People are minds that rely on metaphor and associative thinking to make meaning. Gregory Bateson, the great biologist and systems theorist, has said, "Logic is a very elegant tool, but logic alone won't quite do... because that whole fabric of living things is not put together by logic.... Metaphor is right at the bottom of being alive" (cited in: Capra, F., Uncommon Wisdom, Bantam Books, New York, 1988, p. 76-77).
Cross-fertilization between various worlds of experience, for example, allows one to abstract differences and commonalities, and to make metaphorical connections from these. Metaphor-making forms a critical basis of thinking and feeling.
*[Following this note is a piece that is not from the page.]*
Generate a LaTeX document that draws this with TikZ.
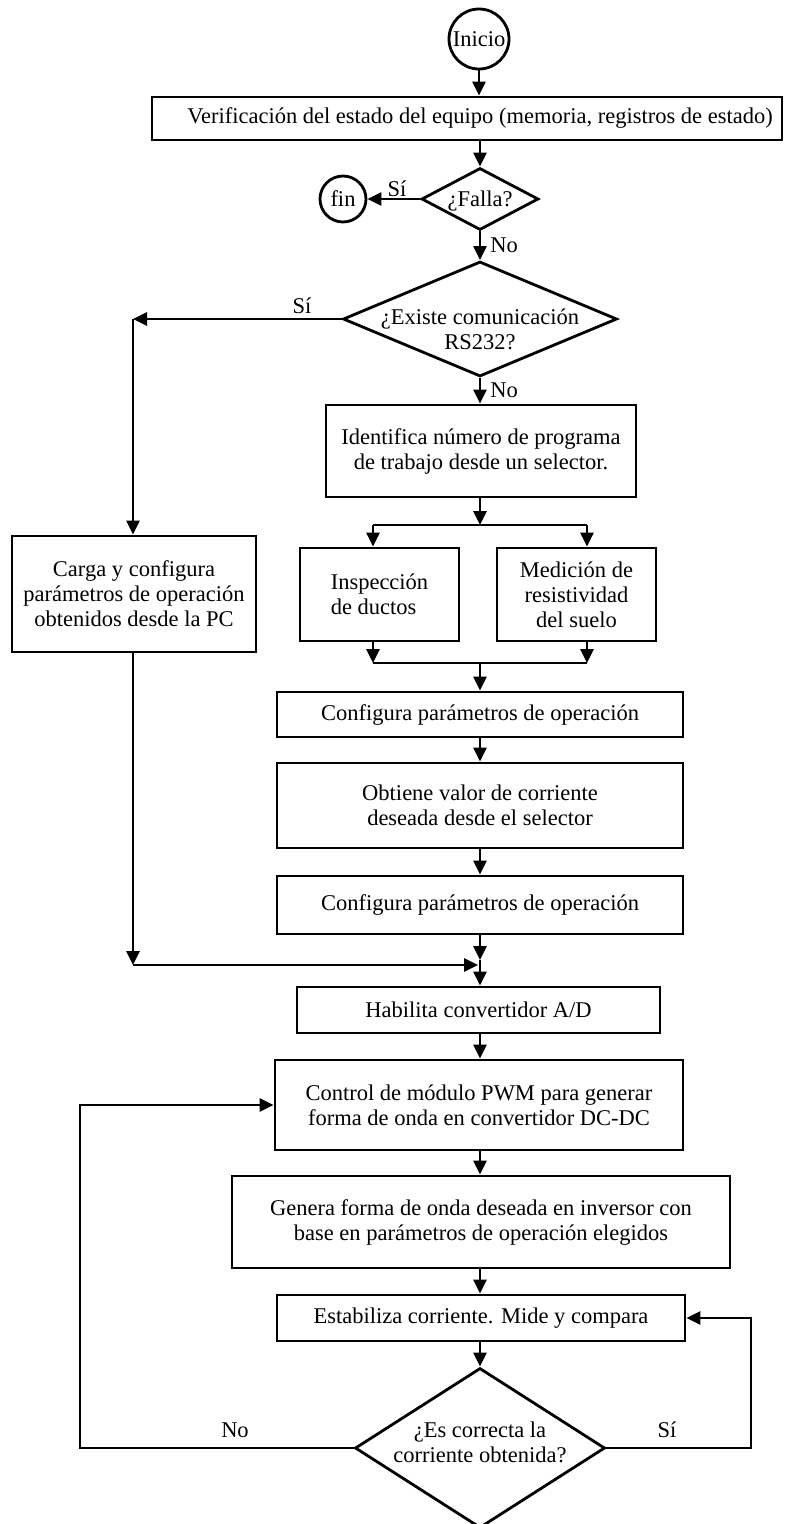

We see this in everyday life when a person seems to "jump rails" from one line of thought to another that is seemingly unrelated. Business needs to appreciate these zigzags of mind if it is ever going to produce valid predictive models of human motivation and experience, as well as give "Big Data" half a chance to generate big ideas.
As for paradox, let's let "The Boss," Bruce Springsteen, set the tone, by remembering his 2012 SXSW speech, when he spoke poignantly about paradox. He said:
"Don't take yourself too seriously, and take yourself as seriously as death itself.
Don't worry. Worry your ass off.
Have iron clad confidence, but doubt. It keeps you awake and alert.
Believe you are the baddest ass in town --
And you suck! It keeps you honest.
Be able to keep two completely contradictory ideas alive and well inside of your heart and head at all times. If it doesn't drive you crazy, it will make you strong."
If business becomes more open and empathetic to the tales real people tell when given the time and leeway, insights can accrue from this "deep listening" that lead to ideas that can see marketing efforts lift sales while they lift peoples' way of seeing their world and themselves.
Isn't that the best definition of art?